Fold it in half down the middle and iron flat.
Now open it up again and take the edges and fold them in the middle with each seam touching the center. Iron it flat.
Now fold them in half one last time and iron flat. At the top of each of these I folded over the raw edge and ironed it down also.
Now you will place them over the raw edges of the opening with the folded edge at the top and sew them in place close to the outer edge.
To keep the opening from ripping I sewed a horizontal stitch across the binding about an inch from the top as seen in the photo below. I sewed back and forth 3 or 4 times to secure. I sewed over the opening above it with a zigzag stitch.
So in the end it will look like this.
I sewed a piece of ribbon 15 1/2″ down from the top of the door opening on each side to make the tie for the door.
Now we are ready to hem it. I took a yard stick and laid it on top of the fabric with the edge of the yard stick against the tent frame. Using a pencil I drew a line along the outer edge of the yard stick. (The edge not touching the frame legs.) The yard stick I used was 2″ wide.
Do the same thing to all four sides.
You can faintly see my pencil line in this photo.
I cut along the lines on all sides. I took the tent back off of the frame and hemmed the bottom with a 1″ double fold hem. I also sewed any seams that met in the corners the rest of the way down to the hem. (I had left a little room since I wasn’t sure where the hem would end.)
Now onto the window. I was originally not planning to put a window in it but Maddy saw me working on it one day and kept asking where the window was. Apparently, hideouts are not as fun unless there is a window to stick your head out of.
First, I drew out where I wanted my window to be.

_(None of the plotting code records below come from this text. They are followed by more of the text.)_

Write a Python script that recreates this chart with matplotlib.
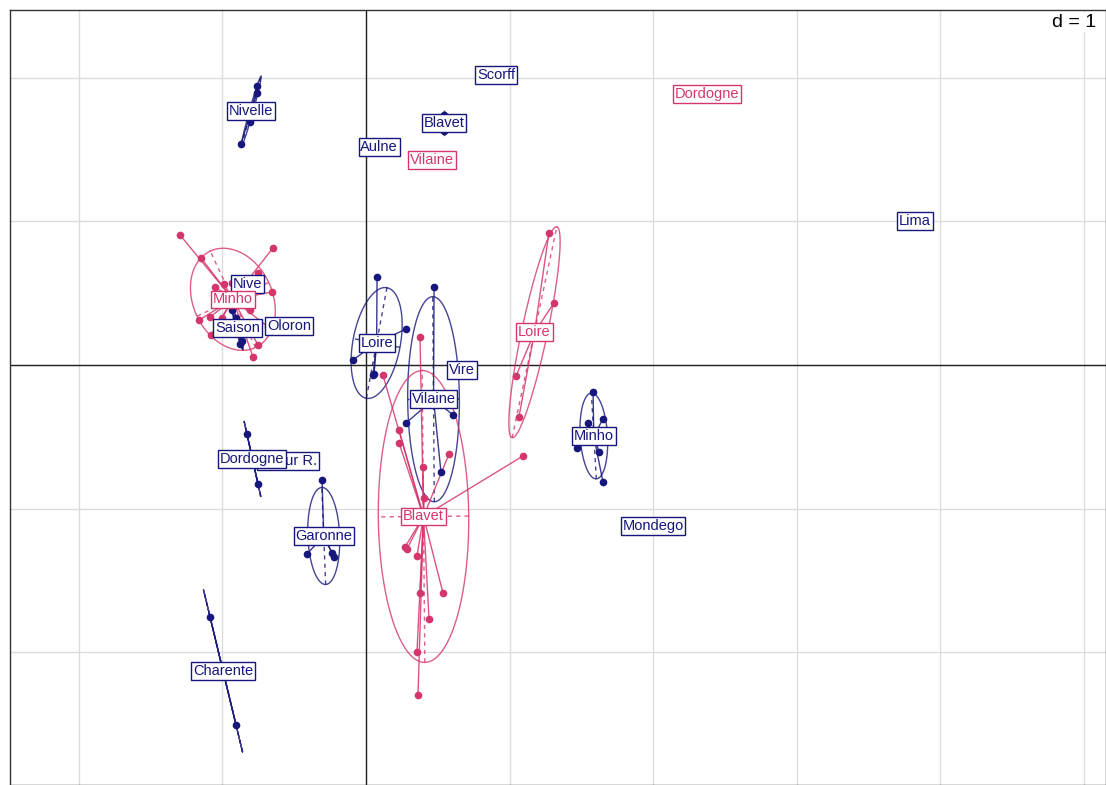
import numpy as np
import matplotlib.pyplot as plt

plt.rcParams['font.family'] = ['Liberation Sans', 'DejaVu Sans']

# first overlay (navy): class names and point coordinates per class
navy_names = ["Nivelle", "Nive", "Saison", "Oloron", "Loire", "Vire", "Vilaine",
              "Minho", "Garonne", "Adour R.", "Dordogne", "Charente", "Aulne",
              "Scorff", "Blavet", "Lima", "Mondego"]
navy_x = [[-0.759, -0.759, -0.808, -0.871],
          [-0.850, -0.794],
          [-0.877, -0.864, -0.905, -0.933],
          [-0.599, -0.474],
          [0.077, 0.279, -0.091, 0.056, 0.049],
          [0.669],
          [0.474, 0.279, 0.606, 0.522],
          [1.581, 1.546, 1.650, 1.469, 1.623, 1.650],
          [-0.306, -0.411, -0.237, -0.223],
          [-0.543],
          [-0.829, -0.752],
          [-1.086, -0.905],
          [0.091],
          [0.905],
          [0.543, 0.543],
          [3.823],
          [1.999]]
navy_y = [[1.943, 1.894, 1.692, 1.539],
          [0.578, 0.550],
          [0.146, 0.167, 0.327, 0.383],
          [0.237, 0.306],
          [0.613, 0.251, 0.035, -0.063, -0.070],
          [-0.035],
          [0.543, -0.404, -0.348, -0.745],
          [-0.188, -0.404, -0.376, -0.578, -0.606, -0.815],
          [-0.801, -1.316, -1.309, -1.337],
          [-0.669],
          [-0.481, -0.829],
          [-1.755, -2.507],
          [1.518],
          [2.019],
          [1.741, 1.630],
          [1.003],
          [-1.121]]

# second overlay (pink)
pink_names = ["Dordogne", "Vilaine", "Loire", "Minho", "Blavet"]
pink_x = [[2.375],
          [0.460],
          [1.274, 1.309, 1.045, 1.065],
          [-1.295, -1.149, -0.648, -0.752, -0.989, -0.933, -0.655, -1.163,
           -1.086, -1.079, -0.808, -0.682, -0.752, -0.787, -1.052, -1.003],
          [0.376, 0.118, 0.230, 0.230, 0.397, 0.578, 1.093, 0.404,
           0.272, 0.286, 0.355, 0.536, 0.376, 0.439, 0.355, 0.362]]
pink_y = [[1.887],
          [1.428],
          [0.919, 0.432, -0.077, -0.362],
          [0.905, 0.745, 0.815, 0.641, 0.564, 0.571, 0.508, 0.313,
           0.334, 0.209, 0.383, 0.265, 0.139, 0.056, 0.543, 0.327],
          [0.195, -0.070, -0.453, -0.543, -0.710, -0.620, -0.634, -0.926,
           -1.267, -1.281, -1.330, -1.588, -1.588, -1.769, -1.999, -2.298]]

NAVY = "#16167c"
PINK = "#d4366c"


def draw_classes(ax, names, xs, ys, col):
    for name, gx, gy in zip(names, xs, ys):
        gx = np.array(gx)
        gy = np.array(gy)
        cx, cy = gx.mean(), gy.mean()
        if len(gx) > 1:
            cov = np.cov(np.vstack([gx, gy]), bias=True)
            vals, vecs = np.linalg.eigh(cov)
            vals = np.clip(vals, 0, None)
            a = 1.5 * np.sqrt(vals[1])
            b = 1.5 * np.sqrt(vals[0])
            v1 = vecs[:, 1]
            v2 = vecs[:, 0]
            t = np.linspace(0, 2 * np.pi, 200)
            ex = cx + a * np.cos(t) * v1[0] + b * np.sin(t) * v2[0]
            ey = cy + a * np.cos(t) * v1[1] + b * np.sin(t) * v2[1]
            ax.plot(ex, ey, color=col, lw=1, alpha=0.8, zorder=3)
            ax.plot([cx - a * v1[0], cx + a * v1[0]], [cy - a * v1[1], cy + a * v1[1]],
                    color=col, lw=1, ls=(0, (3, 3)), alpha=0.8, zorder=3)
            if b > 1e-6:
                ax.plot([cx - b * v2[0], cx + b * v2[0]], [cy - b * v2[1], cy + b * v2[1]],
                        color=col, lw=1, ls=(0, (3, 3)), alpha=0.8, zorder=3)
            for px, py in zip(gx, gy):
                ax.plot([cx, px], [cy, py], color=col, lw=1, alpha=0.85, zorder=3)
        ax.plot(gx, gy, "o", color=col, markersize=4.5, zorder=4)
        ax.text(cx, cy, name, fontsize=10.5, color=col, ha="center", va="center", zorder=5,
                bbox=dict(boxstyle="square,pad=0.12", facecolor="white", edgecolor=col, lw=1))


fig = plt.figure(figsize=(11.06, 7.85), dpi=100)
ax = fig.add_axes([10 / 1106, 0, 1 - 10 / 1106, 775 / 785])
ax.set_xlim(-2.479, 5.153)
ax.set_ylim(-2.925, 2.472)

for gx in range(-2, 6):
    ax.axvline(gx, color="#dcdcdc", lw=1, zorder=1)
for gy in range(-2, 3):
    ax.axhline(gy, color="#dcdcdc", lw=1, zorder=1)
ax.axvline(0, color="#222222", lw=1, zorder=2)
ax.axhline(0, color="#222222", lw=1, zorder=2)

draw_classes(ax, navy_names, navy_x, navy_y, NAVY)
draw_classes(ax, pink_names, pink_x, pink_y, PINK)

ax.text(0.991, 0.9845, "d = 1", transform=ax.transAxes, fontsize=14,
        ha="right", va="center", zorder=6,
        bbox=dict(boxstyle="square,pad=0.1", facecolor="white", edgecolor="none"))

ax.set_xticks([])
ax.set_yticks([])
for s in ax.spines.values():
    s.set_color("#333333")
    s.set_linewidth(1)

fig.savefig("out.png", dpi=100)
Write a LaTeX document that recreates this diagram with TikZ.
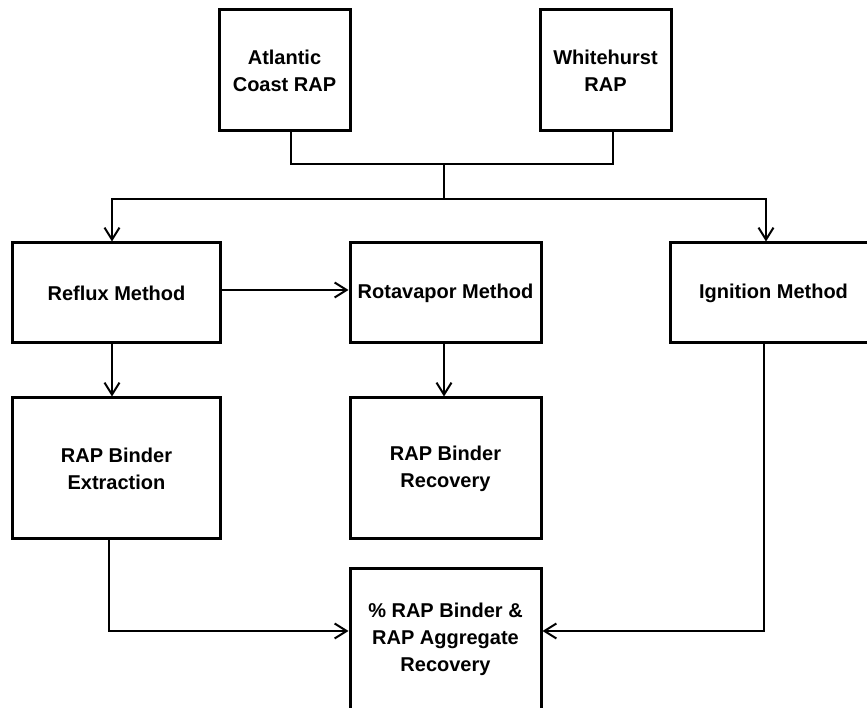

I centered it in the middle of the tent frame and started it about 13 1/2″ from the top of the rod.
Cut it out.
I made bias tape out of the extra fabric using the same method I used for the door opening. Pin it in place around the edges.
Sew it close to the opening on all sides.
To make the curtains I cut out two rectangles measuring 7 1/2″ by 18 1/2″.
Fold over the edges half an inch twice to make the double fold hem and iron and pin in place.
Sew along the edge to secure.
From the inside of the window pin the curtains in place at the top and sew along the edge.
It looks like this from the outside.
I sewed two pieces of ribbon to the inside edges of each side of the window 7″ down from the top to tie the curtains in place.
To keep the door tied open in the front I ended up adding extra ribbon to the sides of the tent where the door is located. They are in the same position as the center ribbons that tie the tent to the frame only instead of the ribbon being outside the tent they are inside of the tent. I used my seam ripper to open the seam a little and sew them in. (That’s what happens when you make up the instructions in your head as you go.)
One good thing about this tent is it is very easy to store. For short term storage I can just fold up the legs of the tent and lean it up against the laundry room wall. I can also pull apart the frame easily since the legs are not screwed in, fold up the fabric and slide it under a bed or in a closet.